Getting your money’s worth: plan your dining

In the wake of the university’s dining contract negotiations and the Request For Proposal’s (RFP) request for community input, The Brandeis Hoot editorial board would like to urge the student body to attend the RFP open forum session on Oct. 28 and 29 and ask the university to allow them to choose how they spend their money on food at Brandeis.

Students who live on campus are required to have a meal plan. The current meal plan options that are available through Sodexo at Brandeis require students to also purchase a fixed amount of “points,” which can be spent in select locations on campus. For many students, especially first-years and sophomores, coming to Brandeis is the first time that they are being financially independent from their families, even if it is in a limited capacity. The points and meal swipes, however, encourage a relaxed approach to budgeting and semester spending, even though there is a suggested budget chart on Brandeis’ website. 

Meal swipes expire at the end of each week, and points expire at the end of each year. This expiration creates a pressure for students to either spend their money or watch it “disappear.” The pressure to spend these points and swipes also allows students to ignore the high prices that their swipes translate to and ignore the amount of money that they are actually spending on late-night C-Store runs. Additionally, the words “point” and “swipe” denote that the act of spending money is a game rather than the act of spending limited funds. 

Even though there are price signs at the swipe stations when entering the dining halls, these signs are small and the prices are inconsequential to students when they understand that they have already spent money on their swipes. And, at the C-Store, not every item has a label with how much it costs, which encourages students to simply pick out the things they want and hope that they have enough points left to cover what they are buying.

The first step to combat this is to attend the RFP open forum session to ensure that the dining committee and the administration are advocating for your ability to be financially responsible while at Brandeis. With this, we commend the university for making strides to help students be more fiscally responsible by including the new Brandeis Core requirement category of Health, Wellness and Life Skills (HWL), which offers courses such as “Financial Literacy for College Graduates.” Topics discussed in the class include “bank accounts, salary and job benefits, managing credit and saving for long-term goals,” according to the syllabus. 

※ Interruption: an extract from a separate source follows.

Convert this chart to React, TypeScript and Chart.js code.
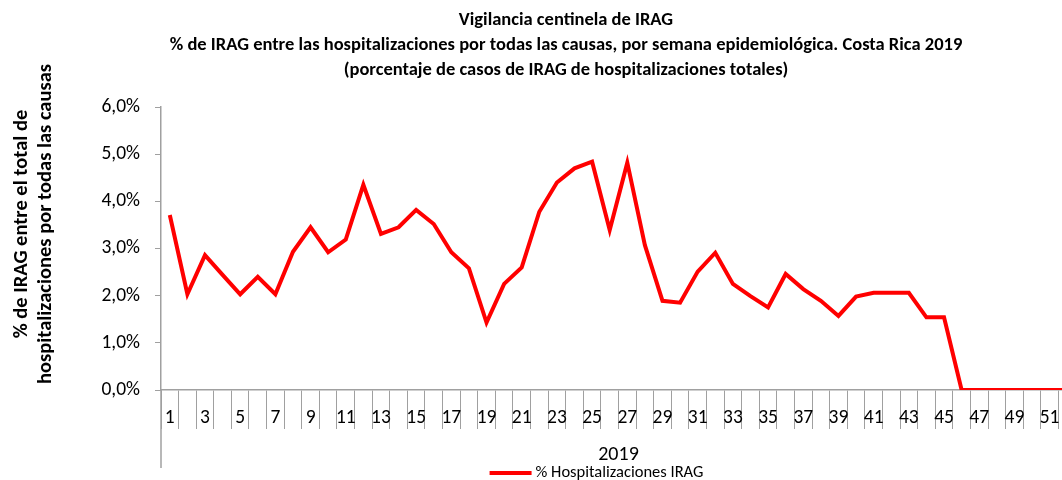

There are ways to save in college, apart from budgeting your points and meal plans. One tip to be more fiscally responsible is to take advantage of resources on campus. For example, if you live off campus and do not have a meal plan or have food-related difficulties, Brandeis has an on campus free food pantry stocked with nonperishables, in which students can take a few items as needed. There is an online registration form, and the pantry itself is located in the Graduate Student Center conference room in Kutz Hall. 

Classes like the ones offered in the new HWL curriculum can give students valuable skills in budgeting. However, Brandeis can still improve upon students’ understanding of budgeting and spending habits. Points are money, and students need to understand that the system that Brandeis uses does not translate to the real world. The money you save in real life does not disappear if you don’t spend it, and you are not on a time-crunch to buy things with it. Outside of meal plans and points, there are ways to save money during college and learn how to budget, despite the arguably negative effects of the spend-or-lose system.